Available data ->
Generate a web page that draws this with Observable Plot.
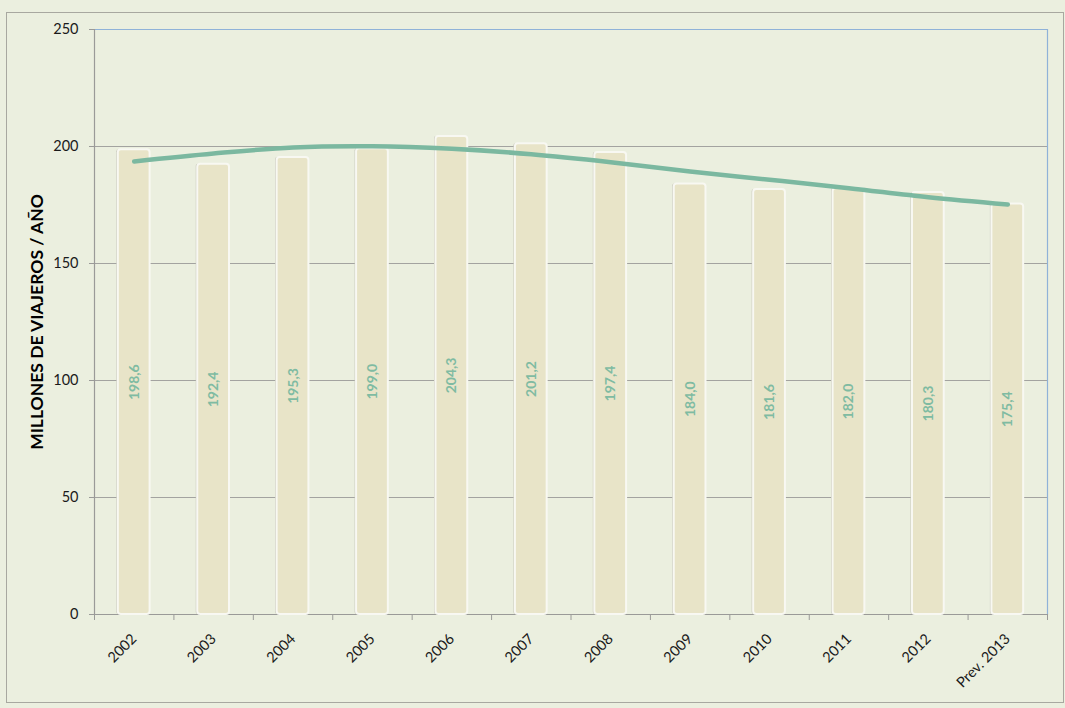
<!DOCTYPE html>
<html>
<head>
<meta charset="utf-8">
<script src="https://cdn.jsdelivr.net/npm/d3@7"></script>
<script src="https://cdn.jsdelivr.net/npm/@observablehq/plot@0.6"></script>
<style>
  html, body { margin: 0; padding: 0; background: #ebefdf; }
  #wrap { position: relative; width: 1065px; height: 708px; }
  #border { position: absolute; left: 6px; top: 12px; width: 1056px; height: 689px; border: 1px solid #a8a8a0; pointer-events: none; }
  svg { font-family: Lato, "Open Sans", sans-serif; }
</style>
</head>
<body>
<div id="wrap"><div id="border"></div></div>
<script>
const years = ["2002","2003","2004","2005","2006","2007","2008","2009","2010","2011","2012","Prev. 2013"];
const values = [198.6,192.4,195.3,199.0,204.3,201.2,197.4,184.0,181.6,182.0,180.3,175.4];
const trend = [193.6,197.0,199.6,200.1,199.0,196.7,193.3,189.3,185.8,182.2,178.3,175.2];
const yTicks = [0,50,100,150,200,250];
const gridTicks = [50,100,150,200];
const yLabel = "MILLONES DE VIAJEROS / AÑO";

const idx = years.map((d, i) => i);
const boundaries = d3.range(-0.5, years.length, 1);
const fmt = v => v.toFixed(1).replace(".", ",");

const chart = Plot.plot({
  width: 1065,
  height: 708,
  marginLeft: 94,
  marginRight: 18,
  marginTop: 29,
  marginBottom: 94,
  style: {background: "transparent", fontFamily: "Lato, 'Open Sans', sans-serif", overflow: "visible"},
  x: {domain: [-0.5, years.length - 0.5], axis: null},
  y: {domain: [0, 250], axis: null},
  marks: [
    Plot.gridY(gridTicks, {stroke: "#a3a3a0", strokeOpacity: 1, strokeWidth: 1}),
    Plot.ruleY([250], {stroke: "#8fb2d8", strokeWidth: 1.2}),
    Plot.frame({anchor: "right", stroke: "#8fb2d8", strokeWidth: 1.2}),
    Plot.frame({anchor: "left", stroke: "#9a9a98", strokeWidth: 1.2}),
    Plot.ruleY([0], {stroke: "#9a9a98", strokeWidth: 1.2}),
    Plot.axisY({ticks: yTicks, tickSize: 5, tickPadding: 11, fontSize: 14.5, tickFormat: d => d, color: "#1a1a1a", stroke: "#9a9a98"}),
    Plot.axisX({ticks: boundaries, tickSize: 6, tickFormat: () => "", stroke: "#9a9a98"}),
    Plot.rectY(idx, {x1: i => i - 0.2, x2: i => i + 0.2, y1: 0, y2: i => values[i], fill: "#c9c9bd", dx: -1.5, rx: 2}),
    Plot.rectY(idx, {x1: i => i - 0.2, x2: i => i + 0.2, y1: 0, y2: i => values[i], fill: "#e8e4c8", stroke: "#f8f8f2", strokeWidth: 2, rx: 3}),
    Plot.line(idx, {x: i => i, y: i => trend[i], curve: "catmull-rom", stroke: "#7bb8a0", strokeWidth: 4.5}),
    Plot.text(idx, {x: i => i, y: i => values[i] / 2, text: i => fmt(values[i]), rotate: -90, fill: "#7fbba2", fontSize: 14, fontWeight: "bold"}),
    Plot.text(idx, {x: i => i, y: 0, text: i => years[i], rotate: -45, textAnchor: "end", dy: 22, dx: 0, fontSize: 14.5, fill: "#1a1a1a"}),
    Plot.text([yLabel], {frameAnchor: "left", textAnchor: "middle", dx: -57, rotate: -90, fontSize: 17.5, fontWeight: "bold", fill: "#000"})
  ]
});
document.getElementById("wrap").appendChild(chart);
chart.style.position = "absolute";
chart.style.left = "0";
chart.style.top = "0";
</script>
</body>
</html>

Instruction -> Restate the full listing verbatim and drop every picture.

Answer below ->
Generate a web page that draws this with Observable Plot.
<!DOCTYPE html>
<html>
<head>
<meta charset="utf-8">
<script src="https://cdn.jsdelivr.net/npm/d3@7"></script>
<script src="https://cdn.jsdelivr.net/npm/@observablehq/plot@0.6"></script>
<style>
  html, body { margin: 0; padding: 0; background: #ebefdf; }
  #wrap { position: relative; width: 1065px; height: 708px; }
  #border { position: absolute; left: 6px; top: 12px; width: 1056px; height: 689px; border: 1px solid #a8a8a0; pointer-events: none; }
  svg { font-family: Lato, "Open Sans", sans-serif; }
</style>
</head>
<body>
<div id="wrap"><div id="border"></div></div>
<script>
const years = ["2002","2003","2004","2005","2006","2007","2008","2009","2010","2011","2012","Prev. 2013"];
const values = [198.6,192.4,195.3,199.0,204.3,201.2,197.4,184.0,181.6,182.0,180.3,175.4];
const trend = [193.6,197.0,199.6,200.1,199.0,196.7,193.3,189.3,185.8,182.2,178.3,175.2];
const yTicks = [0,50,100,150,200,250];
const gridTicks = [50,100,150,200];
const yLabel = "MILLONES DE VIAJEROS / AÑO";

const idx = years.map((d, i) => i);
const boundaries = d3.range(-0.5, years.length, 1);
const fmt = v => v.toFixed(1).replace(".", ",");

const chart = Plot.plot({
  width: 1065,
  height: 708,
  marginLeft: 94,
  marginRight: 18,
  marginTop: 29,
  marginBottom: 94,
  style: {background: "transparent", fontFamily: "Lato, 'Open Sans', sans-serif", overflow: "visible"},
  x: {domain: [-0.5, years.length - 0.5], axis: null},
  y: {domain: [0, 250], axis: null},
  marks: [
    Plot.gridY(gridTicks, {stroke: "#a3a3a0", strokeOpacity: 1, strokeWidth: 1}),
    Plot.ruleY([250], {stroke: "#8fb2d8", strokeWidth: 1.2}),
    Plot.frame({anchor: "right", stroke: "#8fb2d8", strokeWidth: 1.2}),
    Plot.frame({anchor: "left", stroke: "#9a9a98", strokeWidth: 1.2}),
    Plot.ruleY([0], {stroke: "#9a9a98", strokeWidth: 1.2}),
    Plot.axisY({ticks: yTicks, tickSize: 5, tickPadding: 11, fontSize: 14.5, tickFormat: d => d, color: "#1a1a1a", stroke: "#9a9a98"}),
    Plot.axisX({ticks: boundaries, tickSize: 6, tickFormat: () => "", stroke: "#9a9a98"}),
    Plot.rectY(idx, {x1: i => i - 0.2, x2: i => i + 0.2, y1: 0, y2: i => values[i], fill: "#c9c9bd", dx: -1.5, rx: 2}),
    Plot.rectY(idx, {x1: i => i - 0.2, x2: i => i + 0.2, y1: 0, y2: i => values[i], fill: "#e8e4c8", stroke: "#f8f8f2", strokeWidth: 2, rx: 3}),
    Plot.line(idx, {x: i => i, y: i => trend[i], curve: "catmull-rom", stroke: "#7bb8a0", strokeWidth: 4.5}),
    Plot.text(idx, {x: i => i, y: i => values[i] / 2, text: i => fmt(values[i]), rotate: -90, fill: "#7fbba2", fontSize: 14, fontWeight: "bold"}),
    Plot.text(idx, {x: i => i, y: 0, text: i => years[i], rotate: -45, textAnchor: "end", dy: 22, dx: 0, fontSize: 14.5, fill: "#1a1a1a"}),
    Plot.text([yLabel], {frameAnchor: "left", textAnchor: "middle", dx: -57, rotate: -90, fontSize: 17.5, fontWeight: "bold", fill: "#000"})
  ]
});
document.getElementById("wrap").appendChild(chart);
chart.style.position = "absolute";
chart.style.left = "0";
chart.style.top = "0";
</script>
</body>
</html>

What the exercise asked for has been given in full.